As we have already seen from executive orders and memos, the Biden Administration will surely provide plenty of contrasts with the Trump Administration on the regulatory front. And while there is a general expectation that the current administration will seek to broadly restore Obama-esque regulatory actions, there will also be areas where it charts its own course. Since the AAF RegRodeo data extend back to 2005, it is possible to provide weekly updates on how the top-level trends of President Biden’s regulatory record track with those of his two most recent predecessors. The following table provides the cumulative totals of final rules containing some quantified economic impact from each administration through this point in their respective terms.

As noted above, last week’s major action came on the proposed rule side. As such, there was limited movement in the Biden Administration’s final rule tallies; costs increased by a grand total of $17.4 million while annual paperwork ticked up by just over 100,000 hours. The other two administrations’ rulemakings were also relatively modest, albeit in opposite directions. For the Trump Administration – thanks primarily to a Department of Education rule – costs and paperwork declined by $18.2 million and 152,000 hours, respectively. The Obama-era totals rose by $38.4 million and 385,000 hours with a defense acquisition rule providing the bulk of both those increases.

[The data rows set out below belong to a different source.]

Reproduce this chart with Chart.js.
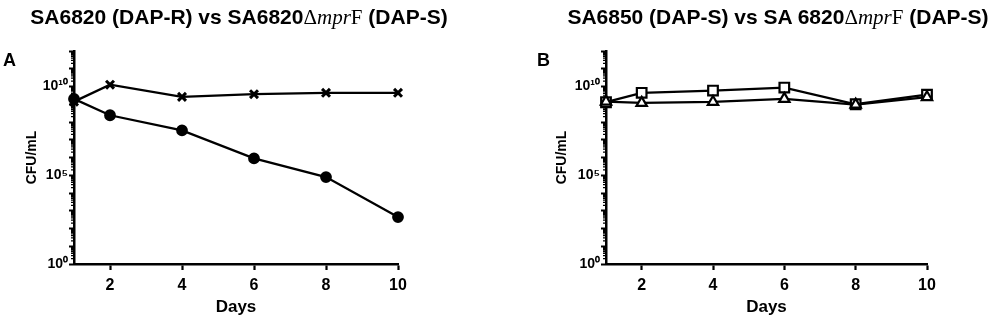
<!DOCTYPE html>
<html>
<head>
<meta charset="utf-8">
<script src="https://cdn.jsdelivr.net/npm/chart.js@4.4.0/dist/chart.umd.min.js"></script>
<style>
  body { margin: 0; background: #fff; }
  #wrap { position: relative; width: 1000px; height: 329px; overflow: hidden; }
  canvas { position: absolute; top: 0; }
  .title { position: absolute; top: 5px; font: bold 21px "Liberation Sans", Arial, sans-serif;
           white-space: nowrap; transform: translateX(-50%); color: #000; }
  .title .ser { font-family: "Liberation Serif", "Times New Roman", serif; font-weight: normal; }
  .letter { position: absolute; font: bold 18px "Liberation Sans", Arial, sans-serif; color: #000; }
</style>
</head>
<body>
<div id="wrap">
  <canvas id="chartA" width="500" height="329" style="left:0"></canvas>
  <canvas id="chartB" width="500" height="329" style="left:500px"></canvas>
  <div class="title" style="left:239px">SA6820 (DAP-R) vs SA6820<span class="ser">&Delta;<i>mpr</i>F</span> (DAP-S)</div>
  <div class="title" style="left:778px">SA6850 (DAP-S) vs SA 6820<span class="ser">&Delta;<i>mpr</i>F</span> (DAP-S)</div>
  <div class="letter" style="left:3px;top:50px">A</div>
  <div class="letter" style="left:537px;top:50px">B</div>
</div>
<script>
// days sampled
const days = [1, 2, 4, 6, 8, 10];
const dayTicks = [2, 4, 6, 8, 10];
// y axis: decades 10^0 .. 10^12, labelled at 0, 5, 10
const decades = [0, 1, 2, 3, 4, 5, 6, 7, 8, 9, 10, 11, 12];
const labelledExps = [0, 5, 10];
const minorSteps = [2, 3, 4, 5, 6, 7, 8, 9];

// panel A, CFU/mL
const sa6820 = [1.4e9, 1.26e10, 2.6e9, 3.7e9, 4.4e9, 4.4e9];
const sa6820MprF = [2.0e9, 2.4e8, 3.4e7, 8.9e5, 7.9e4, 4.4e2];
// panel B, CFU/mL
const sa6850 = [1.3e9, 4.4e9, 5.9e9, 8.7e9, 1.0e9, 3.5e9];
const sa6820MprFB = [1.4e9, 1.2e9, 1.35e9, 2.0e9, 9.5e8, 2.5e9];

const FONT = '"Liberation Sans", Arial, sans-serif';
const sup = {0:'\u2070',1:'\u00b9',2:'\u00b2',3:'\u00b3',4:'\u2074',5:'\u2075',6:'\u2076',7:'\u2077',8:'\u2078',9:'\u2079'};
function powLabel(v) {
  const e = Math.round(Math.log10(v));
  if (!labelledExps.includes(e)) return '';
  return '10' + String(e).split('').map(d => sup[d]).join('');
}

// short minor ticks along the log axis
const minorTicks = {
  id: 'minorTicks',
  beforeDatasetsDraw(chart) {
    const s = chart.scales.y;
    const ctx = chart.ctx;
    const x = chart.chartArea.left;
    ctx.save();
    ctx.strokeStyle = '#000';
    ctx.lineWidth = 1.2;
    ctx.beginPath();
    decades.slice(0, -1).forEach(e => {
      minorSteps.forEach(k => {
        const y = s.getPixelForValue(k * Math.pow(10, e));
        ctx.moveTo(x - 3, y);
        ctx.lineTo(x, y);
      });
    });
    ctx.stroke();
    ctx.restore();
  }
};

function line(data, style, radius, fill, bw) {
  return {
    data: data,
    borderColor: '#000',
    borderWidth: 2.3,
    pointStyle: style,
    pointRadius: radius,
    pointHoverRadius: radius,
    pointBorderColor: '#000',
    pointBackgroundColor: fill,
    pointBorderWidth: bw,
    tension: 0,
    clip: false
  };
}

function makeChart(id, datasets, padLeft, yWidth, padRight) {
  return new Chart(document.getElementById(id), {
    type: 'line',
    data: { labels: days, datasets: datasets.map(d => ({...d, data: d.data.map((v, i) => ({x: days[i], y: v}))})) },
    options: {
      responsive: false,
      animation: false,
      layout: { padding: { left: padLeft, right: padRight, top: 51, bottom: 11 } },
      plugins: { legend: { display: false }, tooltip: { enabled: false } },
      scales: {
        x: {
          type: 'linear', min: 1, max: 10,
          afterBuildTicks: s => { s.ticks = dayTicks.map(v => ({value: v})); },
          afterFit: s => { s.height = 54; },
          ticks: { color: '#000', font: { family: FONT, size: 16, weight: 'bold' }, padding: 6 },
          grid: { drawOnChartArea: false, tickLength: 6, tickWidth: 2.2, tickColor: '#000' },
          border: { color: '#000', width: 2.5 },
          title: { display: true, text: 'Days', color: '#000', padding: 0,
                   font: { family: FONT, size: 17, weight: 'bold' } }
        },
        y: {
          type: 'logarithmic', min: 1, max: 1e12,
          afterBuildTicks: s => { s.ticks = decades.map(e => ({value: Math.pow(10, e)})); },
          afterFit: s => { s.width = yWidth; },
          ticks: { color: '#000', autoSkip: false, padding: 1, callback: v => powLabel(v),
                   font: { family: FONT, size: 14, weight: 'bold' } },
          grid: { drawOnChartArea: false, tickLength: 5, tickWidth: 2, tickColor: '#000' },
          border: { color: '#000', width: 2.5 },
          title: { display: true, text: 'CFU/mL', color: '#000', padding: 0,
                   font: { family: FONT, size: 14, weight: 'bold' } }
        }
      }
    },
    plugins: [minorTicks]
  });
}

makeChart('chartA', [
  line(sa6820, 'crossRot', 5.6, '#000', 3),
  line(sa6820MprF, 'circle', 4.8, '#000', 2.2)
], 24, 50, 102);

makeChart('chartB', [
  line(sa6820MprFB, 'triangle', 6, '#fff', 2.2),
  line(sa6850, 'rect', 6.8, '#fff', 2.2)
], 54, 52, 73);
</script>
</body>
</html>
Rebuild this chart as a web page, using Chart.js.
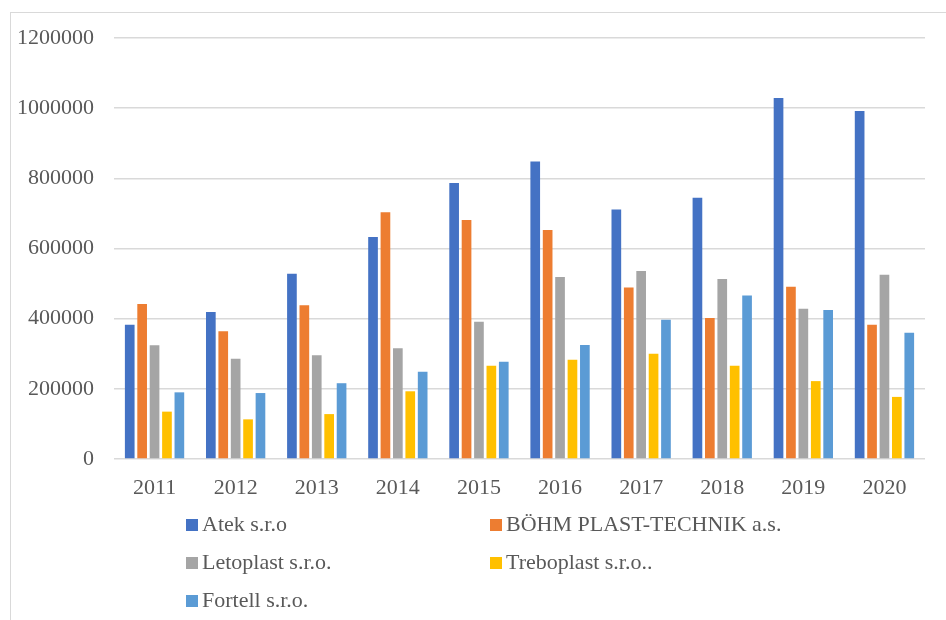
<!DOCTYPE html>
<html>
<head>
<meta charset="utf-8">
<script src="https://cdn.jsdelivr.net/npm/chart.js@4"></script>
<style>
  html, body { margin: 0; padding: 0; background: #fff; }
  #wrap { position: relative; width: 946px; height: 620px; overflow: hidden; }
  #frame { position: absolute; left: 10px; top: 12px; width: 960px; height: 640px; border: 1px solid #d9d9d9; box-sizing: border-box; }
  #c { position: absolute; left: 0; top: 0; }
  #legend { position: absolute; left: 0; top: 0; width: 946px; height: 620px; pointer-events: none;
            font-family: "Liberation Serif", "Times New Roman", serif; font-size: 22px; color: #595959; }
  .item { position: absolute; white-space: nowrap; line-height: 24px; }
  .sw { display: inline-block; width: 12px; height: 12px; margin-right: 4px; vertical-align: 0px; }
</style>
</head>
<body>
<div id="wrap">
  <div id="frame"></div>
  <canvas id="c" width="946" height="620"></canvas>
  <div id="legend"></div>
</div>
<script>
const years = ["2011","2012","2013","2014","2015","2016","2017","2018","2019","2020"];
const seriesNames = ["Atek s.r.o", "BÖHM PLAST-TECHNIK a.s.", "Letoplast s.r.o.", "Treboplast s.r.o..", "Fortell s.r.o."];
const atek      = [383000, 419000, 528000, 633000, 787000, 848000, 711000, 745000, 1029000, 992000];
const bohm      = [442000, 364000, 438000, 703000, 681000, 653000, 489000, 402000, 491000, 383000];
const letoplast = [324000, 286000, 296000, 316000, 391000, 519000, 536000, 513000, 428000, 525000];
const treboplast= [135000, 113000, 128000, 193000, 266000, 283000, 300000, 266000, 222000, 177000];
const fortell   = [190000, 188000, 216000, 249000, 277000, 325000, 397000, 466000, 425000, 360000];
const yTicks = [0, 200000, 400000, 600000, 800000, 1000000, 1200000];
const colors = ["#4472C4", "#ED7D31", "#A5A5A5", "#FFC000", "#5B9BD5"];

const seriesValues = [atek, bohm, letoplast, treboplast, fortell];
const datasets = seriesNames.map((n, i) => ({
  label: n,
  data: seriesValues[i],
  backgroundColor: colors[i],
  borderWidth: 0,
  categoryPercentage: 0.765,
  barPercentage: 0.78
}));

const font = { family: "'Liberation Serif', 'Times New Roman', serif", size: 22 };

const chart = new Chart(document.getElementById('c'), {
  type: 'bar',
  data: { labels: years, datasets },
  options: {
    responsive: false,
    animation: false,
    devicePixelRatio: 1,
    layout: { padding: { top: 38, right: 21, left: 0, bottom: 0 } },
    plugins: { legend: { display: false }, tooltip: { enabled: false } },
    scales: {
      x: {
        grid: { display: false, drawTicks: false },
        border: { display: false },
        ticks: { color: '#595959', font, padding: 16, maxRotation: 0 },
        afterFit: s => { s.height = 161; }
      },
      y: {
        min: 0, max: 1200000,
        afterBuildTicks: s => { s.ticks = yTicks.map(v => ({ value: v })); },
        grid: { color: '#d9d9d9', lineWidth: 1.5, drawTicks: false },
        border: { display: false },
        ticks: { color: '#595959', font, padding: 20, callback: v => String(v) },
        afterFit: s => { s.width = 114; }
      }
    }
  }
});

// HTML legend (two columns, as in the reference)
const leg = document.getElementById('legend');
const pos = [[186, 512], [490, 512], [186, 550], [490, 550], [186, 588]];
chart.data.datasets.forEach((ds, i) => {
  const d = document.createElement('div');
  d.className = 'item';
  d.style.left = pos[i][0] + 'px';
  d.style.top = pos[i][1] + 'px';
  const sw = document.createElement('span');
  sw.className = 'sw';
  sw.style.background = ds.backgroundColor;
  d.appendChild(sw);
  d.appendChild(document.createTextNode(ds.label));
  leg.appendChild(d);
});
</script>
</body>
</html>
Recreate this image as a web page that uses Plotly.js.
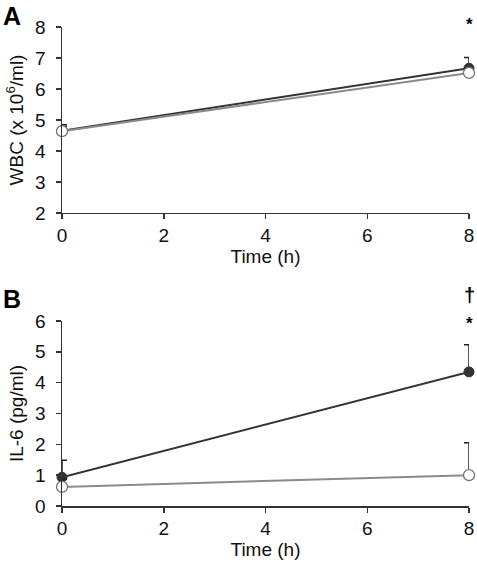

This week, a federal court tosses three Trump-era Endangered Species Act (ESA) rules.

Source: “Wildlife” by Lucie Sa_Vi

On July 5, a judge on the U.S. District Court for the Northern District of California vacated three rules promulgated in August 2019 by the Trump Administration dealing with the ESA. The first allowed the federal agencies that implement the ESA, the Fish and Wildlife Service and the National Marine Fisheries Service (the Services), to consider economic impacts when making listing decisions and critical habitat designations. The second removed a provision that automatically protected species designated as threatened prior to their potential listing as endangered. The third amended federal regulations regarding how agencies cooperate with regard to the ESA.

In tandem, the Trump Administration’s rules trimmed back the effective coverage of the ESA by making the Services consider additional factors in how they list species and designate protected areas. They also removed certain prohibitions on takes, or kills or removals, of plants and animals designated as threatened. The changes were intended to limit possible adverse economic impacts from overly protective listings and habitat areas designations, which some viewed as tools abused by environmental groups to prevent development.

Environmental groups challenged the rules on procedural grounds, arguing that the Services failed to properly assess potential harms and impacts to the environment and that changes were made to the final rule that were not available for public comment. The rules’ fate was sealed with the inauguration of the Biden Administration, which immediately indicated it intended to review the rules.

With the plaintiffs and federal government of like mind on the matter, a federal judge remanded the issue back to the Services and vacated the 2019 rules. The decision gives the Biden Administration a blank slate with which to revise ESA protections if it chooses and prevents it from having to go through the regulatory process to remove the Trump-era rules.


Since January 1, the federal government has published $96.1 billion in total net costs (with $13.8 billion in new costs from finalized rules) and 71.1 million hours of net annual paperwork burden increases (with 4.3 million hours in increases from final rules).